MATERIAL:
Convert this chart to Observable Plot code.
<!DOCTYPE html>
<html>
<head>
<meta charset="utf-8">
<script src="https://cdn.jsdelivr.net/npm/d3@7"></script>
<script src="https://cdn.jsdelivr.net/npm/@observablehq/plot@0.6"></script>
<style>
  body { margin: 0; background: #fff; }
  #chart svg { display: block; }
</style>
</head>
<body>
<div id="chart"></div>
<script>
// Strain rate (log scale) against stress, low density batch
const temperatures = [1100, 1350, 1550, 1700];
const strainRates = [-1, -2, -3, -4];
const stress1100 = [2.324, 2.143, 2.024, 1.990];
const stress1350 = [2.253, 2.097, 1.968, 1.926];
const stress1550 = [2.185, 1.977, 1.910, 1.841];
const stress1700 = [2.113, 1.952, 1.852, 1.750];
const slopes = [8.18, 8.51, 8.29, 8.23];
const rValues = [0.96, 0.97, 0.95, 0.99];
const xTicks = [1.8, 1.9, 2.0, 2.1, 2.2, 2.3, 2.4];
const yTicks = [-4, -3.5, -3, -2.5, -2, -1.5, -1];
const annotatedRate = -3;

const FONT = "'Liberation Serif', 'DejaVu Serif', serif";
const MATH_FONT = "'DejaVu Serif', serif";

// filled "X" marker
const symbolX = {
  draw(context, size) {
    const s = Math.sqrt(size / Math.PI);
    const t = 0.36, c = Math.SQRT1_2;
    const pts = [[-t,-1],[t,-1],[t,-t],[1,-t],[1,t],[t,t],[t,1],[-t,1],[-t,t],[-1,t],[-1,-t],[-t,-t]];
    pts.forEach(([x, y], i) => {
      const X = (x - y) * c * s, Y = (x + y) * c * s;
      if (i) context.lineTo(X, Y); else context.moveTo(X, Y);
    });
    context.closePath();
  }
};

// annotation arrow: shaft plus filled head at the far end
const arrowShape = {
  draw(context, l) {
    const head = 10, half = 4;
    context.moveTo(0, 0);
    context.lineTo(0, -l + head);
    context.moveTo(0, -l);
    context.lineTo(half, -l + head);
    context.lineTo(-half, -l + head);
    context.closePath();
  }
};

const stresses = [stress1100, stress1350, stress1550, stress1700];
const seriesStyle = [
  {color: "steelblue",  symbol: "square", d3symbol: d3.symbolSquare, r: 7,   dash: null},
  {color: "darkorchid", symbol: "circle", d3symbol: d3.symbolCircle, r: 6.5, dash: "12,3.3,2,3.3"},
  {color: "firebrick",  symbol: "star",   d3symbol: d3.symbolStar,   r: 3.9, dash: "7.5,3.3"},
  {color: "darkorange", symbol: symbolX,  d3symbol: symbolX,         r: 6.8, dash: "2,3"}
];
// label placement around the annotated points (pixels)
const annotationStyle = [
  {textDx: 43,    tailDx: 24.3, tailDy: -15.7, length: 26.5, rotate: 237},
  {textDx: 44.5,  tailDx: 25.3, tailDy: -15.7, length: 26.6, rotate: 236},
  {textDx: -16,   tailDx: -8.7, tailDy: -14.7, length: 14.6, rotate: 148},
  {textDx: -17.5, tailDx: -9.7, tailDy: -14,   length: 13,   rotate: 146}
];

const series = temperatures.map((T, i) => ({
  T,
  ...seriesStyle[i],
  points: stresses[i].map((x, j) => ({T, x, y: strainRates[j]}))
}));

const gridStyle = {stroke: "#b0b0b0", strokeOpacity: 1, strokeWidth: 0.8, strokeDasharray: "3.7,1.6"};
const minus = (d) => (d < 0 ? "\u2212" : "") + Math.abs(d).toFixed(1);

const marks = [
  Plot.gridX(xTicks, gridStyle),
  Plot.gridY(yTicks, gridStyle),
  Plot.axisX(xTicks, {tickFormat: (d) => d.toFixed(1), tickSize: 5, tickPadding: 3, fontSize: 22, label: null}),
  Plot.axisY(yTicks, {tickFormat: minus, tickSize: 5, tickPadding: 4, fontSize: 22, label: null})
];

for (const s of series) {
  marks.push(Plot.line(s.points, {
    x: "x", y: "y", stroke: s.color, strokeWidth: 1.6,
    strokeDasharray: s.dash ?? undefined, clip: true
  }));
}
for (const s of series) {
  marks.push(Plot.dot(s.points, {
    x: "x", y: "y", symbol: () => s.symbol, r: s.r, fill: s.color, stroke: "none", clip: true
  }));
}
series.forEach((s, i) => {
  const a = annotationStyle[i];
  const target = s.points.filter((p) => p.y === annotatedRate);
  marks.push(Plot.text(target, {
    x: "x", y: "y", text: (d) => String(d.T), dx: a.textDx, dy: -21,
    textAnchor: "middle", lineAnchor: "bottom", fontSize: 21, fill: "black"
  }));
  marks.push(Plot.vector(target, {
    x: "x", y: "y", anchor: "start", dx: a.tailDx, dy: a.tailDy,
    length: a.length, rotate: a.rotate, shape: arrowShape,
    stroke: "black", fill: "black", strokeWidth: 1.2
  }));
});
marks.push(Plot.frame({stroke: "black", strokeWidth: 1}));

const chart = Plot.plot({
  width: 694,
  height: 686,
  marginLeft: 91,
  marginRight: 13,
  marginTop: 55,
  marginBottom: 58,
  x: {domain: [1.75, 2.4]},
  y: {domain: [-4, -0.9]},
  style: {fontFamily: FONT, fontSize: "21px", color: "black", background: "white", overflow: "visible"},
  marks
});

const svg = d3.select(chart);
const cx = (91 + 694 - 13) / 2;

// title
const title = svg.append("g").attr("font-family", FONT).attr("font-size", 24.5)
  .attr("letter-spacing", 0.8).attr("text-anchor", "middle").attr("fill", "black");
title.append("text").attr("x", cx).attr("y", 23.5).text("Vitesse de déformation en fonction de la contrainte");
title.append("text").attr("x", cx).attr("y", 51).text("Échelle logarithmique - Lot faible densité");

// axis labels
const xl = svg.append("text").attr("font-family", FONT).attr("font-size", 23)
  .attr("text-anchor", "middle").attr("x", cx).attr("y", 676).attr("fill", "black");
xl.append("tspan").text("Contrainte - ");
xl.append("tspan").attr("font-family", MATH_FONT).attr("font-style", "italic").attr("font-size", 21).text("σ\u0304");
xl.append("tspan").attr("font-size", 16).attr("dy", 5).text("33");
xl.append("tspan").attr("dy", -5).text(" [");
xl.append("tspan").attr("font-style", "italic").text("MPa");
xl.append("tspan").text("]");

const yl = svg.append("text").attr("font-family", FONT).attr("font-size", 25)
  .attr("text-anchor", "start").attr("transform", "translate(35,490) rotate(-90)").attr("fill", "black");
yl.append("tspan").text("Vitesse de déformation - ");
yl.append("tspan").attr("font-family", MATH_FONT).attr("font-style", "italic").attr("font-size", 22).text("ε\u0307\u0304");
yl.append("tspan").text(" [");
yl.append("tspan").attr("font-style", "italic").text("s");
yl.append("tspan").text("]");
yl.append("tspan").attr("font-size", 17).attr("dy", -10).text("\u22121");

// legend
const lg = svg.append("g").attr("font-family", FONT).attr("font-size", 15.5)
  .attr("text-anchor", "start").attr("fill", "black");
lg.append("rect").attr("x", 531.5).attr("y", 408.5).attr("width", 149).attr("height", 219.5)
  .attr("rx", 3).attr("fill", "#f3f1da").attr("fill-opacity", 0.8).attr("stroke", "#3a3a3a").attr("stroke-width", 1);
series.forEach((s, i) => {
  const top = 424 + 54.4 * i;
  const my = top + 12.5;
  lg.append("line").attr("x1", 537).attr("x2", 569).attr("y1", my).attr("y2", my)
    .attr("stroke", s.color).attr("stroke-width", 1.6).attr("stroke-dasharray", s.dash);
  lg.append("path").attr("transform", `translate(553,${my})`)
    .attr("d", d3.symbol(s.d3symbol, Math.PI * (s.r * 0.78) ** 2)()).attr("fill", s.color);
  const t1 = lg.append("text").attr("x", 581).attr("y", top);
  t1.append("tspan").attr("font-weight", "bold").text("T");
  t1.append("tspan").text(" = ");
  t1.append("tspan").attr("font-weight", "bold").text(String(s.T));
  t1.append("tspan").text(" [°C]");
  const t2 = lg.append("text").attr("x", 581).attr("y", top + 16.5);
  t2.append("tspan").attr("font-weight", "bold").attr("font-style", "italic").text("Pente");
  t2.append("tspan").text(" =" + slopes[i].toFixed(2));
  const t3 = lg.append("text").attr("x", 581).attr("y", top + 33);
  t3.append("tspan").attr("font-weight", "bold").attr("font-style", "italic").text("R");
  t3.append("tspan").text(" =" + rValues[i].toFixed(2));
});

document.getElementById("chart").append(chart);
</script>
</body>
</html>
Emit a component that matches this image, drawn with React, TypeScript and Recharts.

==

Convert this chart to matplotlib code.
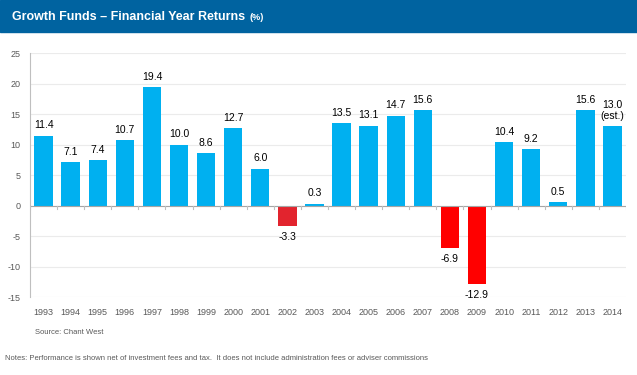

==

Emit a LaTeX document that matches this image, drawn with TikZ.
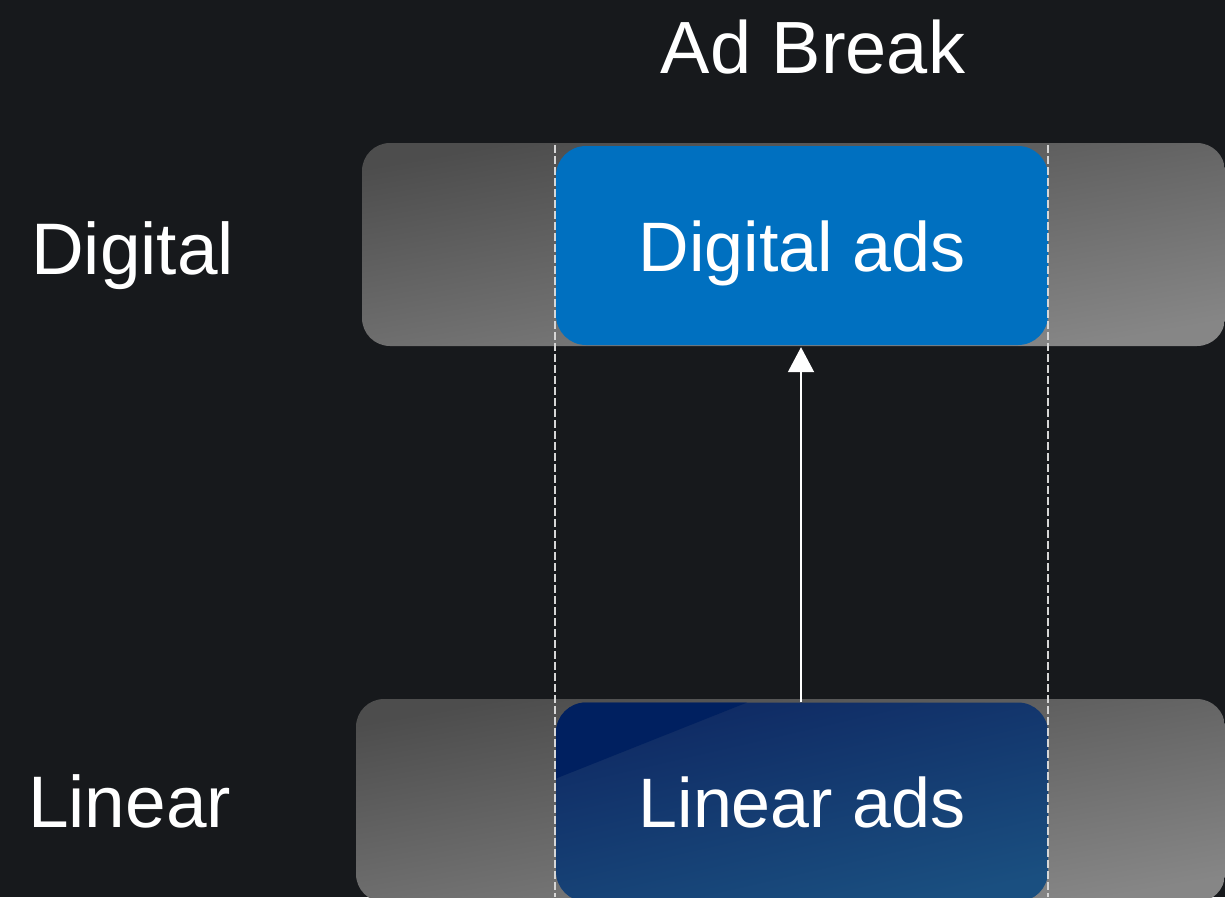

EXERCISE: From the listing above, copy every line that holds the string "image".

COMPLETED TASK:
Emit a component that matches this image, drawn with React, TypeScript and Recharts.
Emit a LaTeX document that matches this image, drawn with TikZ.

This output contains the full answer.